Have you run into any strange cross-cultural mixups?

I remember performing a corporate gig for the Scandinavian Chamber of Commerce in Shanghai. There was no stage in the venue and they were about 100 seats short, so we were performing at eye-level with tall statuesque blond Scandinavians just standing. Standing and barely laughing at a single joke. The comics would huddle up between acts and talk about how bad we were tanking. After the show, however, almost every ABBA-looking person told us how much they loved the show and how funny it was. We asked why they didn’t laugh, one guy blankly responded: “We are Scandinavian.

We do not so much laugh.”

Have you ever tried performing in a foreign language?

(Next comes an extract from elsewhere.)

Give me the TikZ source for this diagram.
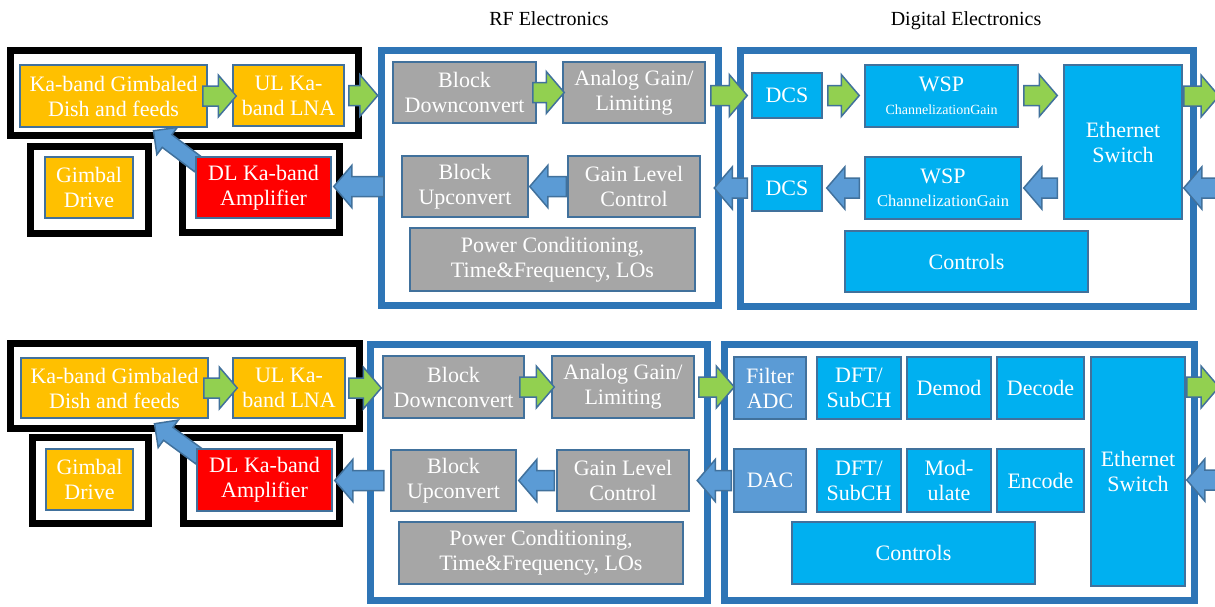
\documentclass[tikz,border=0pt]{standalone}
\usepackage{fontspec}
\setmainfont{Liberation Serif}
\usepackage{tikz}
\usetikzlibrary{arrows.meta,positioning,calc}
\definecolor{boxedge}{RGB}{65,113,156}
\definecolor{chassisblue}{RGB}{46,117,182}
\definecolor{dishgold}{RGB}{255,192,0}
\definecolor{ampred}{RGB}{255,0,0}
\definecolor{rfgray}{RGB}{166,166,166}
\definecolor{dspcyan}{RGB}{0,176,240}
\definecolor{convblue}{RGB}{91,155,213}
\definecolor{upgreen}{RGB}{146,208,80}
\definecolor{downblue}{RGB}{91,155,213}
\newcommand{\unitfont}{\rmfamily\fontsize{22}{25}\selectfont}
\newcommand{\headerfont}{\rmfamily\fontsize{20}{24}\selectfont}
\newcommand{\shafthalf}{10pt}
\newcommand{\headhalf}{21pt}
\newcommand{\headlen}{18pt}
\pgfdeclarelayer{back}
\pgfsetlayers{back,main}
\tikzset{
    cell/.style n args={4}{
        at={({(#1+#3)/2},{(#2+#4)/2})},
        minimum width={#3-#1},
        minimum height={#4-#2}
    },
    unitbox/.style={
        draw=boxedge,
        line width=1.5pt,
        inner sep=0pt,
        align=center,
        text=white,
        font=\unitfont
    },
    dishbox/.style={unitbox, fill=dishgold},
    ampbox/.style={unitbox, fill=ampred},
    rfbox/.style={unitbox, fill=rfgray},
    dspbox/.style={unitbox, fill=dspcyan},
    convbox/.style={unitbox, fill=convblue},
    mountframe/.style={
        draw=black,
        line width=7pt,
        inner sep=0pt
    },
    chassis/.style={
        draw=chassisblue,
        line width=7.5pt,
        inner sep=0pt
    },
    shaft half/.store in=\shafthalf,
    head half/.store in=\headhalf,
    head len/.store in=\headlen,
    blockarrow/.style={
        draw=boxedge,
        line width=1.5pt,
        line join=miter,
        to path={
            let \p1=(\tikztostart), \p2=(\tikztotarget),
                \p3=($(\p2)!\headlen!(\p1)$)
            in ($(\p1)!\shafthalf!90:(\p2)$)
            -- ($(\p3)!\shafthalf!90:(\p2)$)
            -- ($(\p3)!\headhalf!90:(\p2)$)
            -- (\p2)
            -- ($(\p3)!\headhalf!-90:(\p2)$)
            -- ($(\p3)!\shafthalf!-90:(\p2)$)
            -- ($(\p1)!\shafthalf!-90:(\p2)$)
            -- cycle
        }
    },
    uplink/.style={blockarrow, fill=upgreen},
    downlink/.style={blockarrow, fill=downblue}
}

\begin{document}
\begin{tikzpicture}[x=1pt, y=-1pt]
    \useasboundingbox (0,0) rectangle (1215,606);

    \node[font=\headerfont, anchor=base] (rftitle) at (549,25) {RF Electronics};
    \node[font=\headerfont, anchor=base] (dgtitle) at (966,25) {Digital Electronics};

    % upper chain
    \node[chassis, cell={381.5}{50.5}{718.5}{305.5}] (rfT) {};
    \node[chassis, cell={740.5}{50.5}{1193.5}{306.5}] (dgT) {};
    \begin{pgfonlayer}{back}
        \node[mountframe, cell={10.5}{50.5}{358.5}{135.5}] (mountT) {};
        \node[mountframe, cell={30.5}{146.5}{148.5}{233.5}] (gdframeT) {};
        \node[mountframe, cell={182.5}{146.5}{339.5}{232.5}] (ampframeT) {};
    \end{pgfonlayer}

    \node[dishbox, cell={20}{65}{207}{127}] (dishT)
        {Ka-band Gimbaled\\Dish and feeds};
    \node[dishbox, cell={233}{65}{344}{126}] (lnaT)
        {UL Ka-\\band LNA};
    \node[dishbox, cell={45}{157}{133}{218}] (gimbalT)
        {Gimbal\\Drive};
    \node[ampbox, cell={196}{157}{331}{218}] (ampT)
        {DL Ka-band\\Amplifier};

    \node[rfbox, cell={393}{62}{536}{123}] (bdcT)
        {Block\\Downconvert};
    \node[rfbox, cell={563}{62}{705}{123}] (aglT)
        {Analog Gain/\\Limiting};
    \node[rfbox, cell={402}{156}{528}{217}] (bucT)
        {Block\\Upconvert};
    \node[rfbox, cell={568}{156}{700}{217}] (glcT)
        {Gain Level\\Control};
    \node[rfbox, cell={410}{228}{695}{291}] (pwrT)
        {Power Conditioning,\\Time\&Frequency, LOs};

    \node[dspbox, cell={752}{73}{822}{118}] (dcsupT) {DCS};
    \node[dspbox, cell={865}{65}{1018}{127}] (wspupT)
        {WSP\\[-2pt]{\fontsize{14}{16}\selectfont ChannelizationGain}};
    \node[dspbox, cell={1064}{65}{1182}{219}] (ethT)
        {Ethernet\\Switch};
    \node[dspbox, cell={752}{166}{822}{211}] (dcsdnT) {DCS};
    \node[dspbox, cell={865}{157}{1021}{219}] (wspdnT)
        {WSP\\[-2pt]{\fontsize{16.5}{18}\selectfont ChannelizationGain}};
    \node[dspbox, cell={845}{231}{1088}{292}] (ctlT) {Controls};

    \coordinate (outT) at (1219,96);
    \coordinate (inT) at (1226,188);

    \path[uplink] ($(dishT.east)+(-5,0)$) to ($(dishT.east -| lnaT.west)+(4,0)$);
    \path[uplink] ($(lnaT.east)+(4,0)$) to (lnaT.east -| rfT.west);
    \path[uplink] ($(bdcT.east)+(-4,0)$) to ($(bdcT.east -| aglT.west)+(2,0)$);
    \path[uplink] ($(dcsupT.west -| aglT.east)+(5,0)$) to ($(dcsupT.west)+(-4,0)$);
    \path[uplink] ($(dcsupT.east)+(5,0)$) to ($(dcsupT.east -| wspupT.west)+(-5,0)$);
    \path[uplink] ($(dcsupT.east -| wspupT.east)+(5,0)$) to ($(dcsupT.east -| ethT.west)+(-6,0)$);
    \path[uplink] ($(outT -| ethT.east)+(1,0)$) to (outT);
    \path[downlink] (inT) to ($(inT -| ethT.east)+(1,0)$);
    \path[downlink] ($(wspdnT.east -| ethT.west)+(-6,0)$) to ($(wspdnT.east)+(2,0)$);
    \path[downlink] ($(wspdnT.west)+(-5,0)$) to ($(wspdnT.west -| dcsdnT.east)+(4,0)$);
    \path[downlink] ($(wspdnT.west -| dcsdnT.west)+(-4,0)$) to ($(wspdnT.west -| rfT.east)+(-8,0)$);
    \path[downlink] ($(glcT.west)+(-1,0)$) to ($(glcT.west -| bucT.east)+(1,0)$);
    \path[downlink] ($(glcT.west -| rfT.west)+(6,0)$) to ($(glcT.west -| ampT.east)+(2,0)$);
    \begin{pgfonlayer}{back}
        \path[downlink, shaft half=8pt, head half=17pt, head len=17pt]
            ($(ampT.north west)+(4,9)$) to ($(dishT.south)+(40,3)$);
    \end{pgfonlayer}

    % lower chain
    \node[chassis, cell={370.5}{344.5}{707.5}{600.5}] (rfB) {};
    \node[chassis, cell={724.5}{344.5}{1194.5}{600.5}] (dgB) {};
    \begin{pgfonlayer}{back}
        \node[mountframe, cell={10.5}{343.5}{359.5}{428.5}] (mountB) {};
        \node[mountframe, cell={32.5}{437.5}{148.5}{523.5}] (gdframeB) {};
        \node[mountframe, cell={183.5}{437.5}{339.5}{523.5}] (ampframeB) {};
    \end{pgfonlayer}

    \node[dishbox, cell={21}{358}{208}{418}] (dishB)
        {Ka-band Gimbaled\\Dish and feeds};
    \node[dishbox, cell={233}{358}{345}{418}] (lnaB)
        {UL Ka-\\band LNA};
    \node[dishbox, cell={46}{449}{133}{510}] (gimbalB)
        {Gimbal\\Drive};
    \node[ampbox, cell={197}{449}{332}{511}] (ampB)
        {DL Ka-band\\Amplifier};

    \node[rfbox, cell={383}{356}{524}{418}] (bdcB)
        {Block\\Downconvert};
    \node[rfbox, cell={552}{356}{694}{418}] (aglB)
        {Analog Gain/\\Limiting};
    \node[rfbox, cell={391}{450}{516}{511}] (bucB)
        {Block\\Upconvert};
    \node[rfbox, cell={557}{450}{689}{511}] (glcB)
        {Gain Level\\Control};
    \node[rfbox, cell={399}{522}{683}{584}] (pwrB)
        {Power Conditioning,\\Time\&Frequency, LOs};

    \node[convbox, cell={734}{357}{806}{419}] (fadcB) {Filter\\ADC};
    \node[dspbox, cell={817}{357}{901}{419}] (dftupB) {DFT/\\SubCH};
    \node[dspbox, cell={907}{357}{991}{419}] (demodB) {Demod};
    \node[dspbox, cell={997}{357}{1084}{419}] (decodeB) {Decode};
    \node[dspbox, cell={1091}{357}{1185}{586}] (ethB) {Ethernet\\Switch};
    \node[convbox, cell={734}{449}{806}{512}] (dacB) {DAC};
    \node[dspbox, cell={817}{449}{901}{512}] (dftdnB) {DFT/\\SubCH};
    \node[dspbox, cell={907}{449}{991}{512}] (modB) {Mod-\\ulate};
    \node[dspbox, cell={997}{449}{1084}{512}] (encodeB) {Encode};
    \node[dspbox, cell={792}{522}{1035}{584}] (ctlB) {Controls};

    \coordinate (outB) at (1219,387);
    \coordinate (inB) at (1226,480);

    \path[uplink] ($(dishB.east)+(-5,0)$) to ($(dishB.east -| lnaB.west)+(5,0)$);
    \path[uplink] ($(lnaB.east)+(3,0)$) to ($(lnaB.east -| bdcB.west)+(-1,0)$);
    \path[uplink] ($(bdcB.east)+(-5,0)$) to ($(bdcB.east -| aglB.west)+(3,0)$);
    \path[uplink] ($(aglB.east)+(4,0)$) to ($(aglB.east -| fadcB.west)+(1,0)$);
    \path[uplink] ($(outB -| ethB.east)+(1,0)$) to (outB);
    \path[downlink] (inB) to ($(inB -| ethB.east)+(1,0)$);
    \path[downlink] ($(dacB.west)+(-2,0)$) to ($(dacB.west -| rfB.east)+(-14,0)$);
    \path[downlink] ($(glcB.west)+(-2,0)$) to ($(glcB.west -| bucB.east)+(2,0)$);
    \path[downlink] ($(glcB.west -| rfB.west)+(17,0)$) to ($(glcB.west -| ampB.east)+(2,0)$);
    \begin{pgfonlayer}{back}
        \path[downlink, shaft half=8pt, head half=17pt, head len=17pt]
            ($(ampB.north west)+(4,9)$) to ($(dishB.south)+(40,5)$);
    \end{pgfonlayer}
\end{tikzpicture}
\end{document}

I tried doing it a little bit in Mandarin, but I just remember talking to the woman who owned the bar afterward, and she said: “You’re saying it right; it’s just not funny in Chinese.”

Have you ever run into censorship issues?

I don’t think we’re a blip on the radar in Myanmar, but in China we definitely knew there were certain issues we couldn’t talk about. It was never directly expressed by any Chinese censor, but when you get the 40-year-old Chinese guy who comes to your comedy show who doesn’t speak any English, and just sits there holding a camera and recording the whole event, you know something’s up. When somebody would go up on open mic and start talking about Tiananmen Square or something, I’d jump up and tell them to shut up.

Any hope of making comedy your full-time job?

I plan on doing standup and working in architecture for as long as possible. Designing a building and crafting a joke share some procedural similarities. You start with a broad concept brought about by observation or inspiration and you refine it time and time again, all while trying to stay true to your original intent and anticipating the whims of the client (or crowd), and ultimately you present your work for approval and wait to see it lauded or shot down.

In other words, I have to be very diplomatic with my answer as I doubt my boss or company would like me pining about a life as a pro comic. Architecture pays the bills, y’all.

William Childress will take the stage at 9pm on Friday at Equinox. Entrance is $3.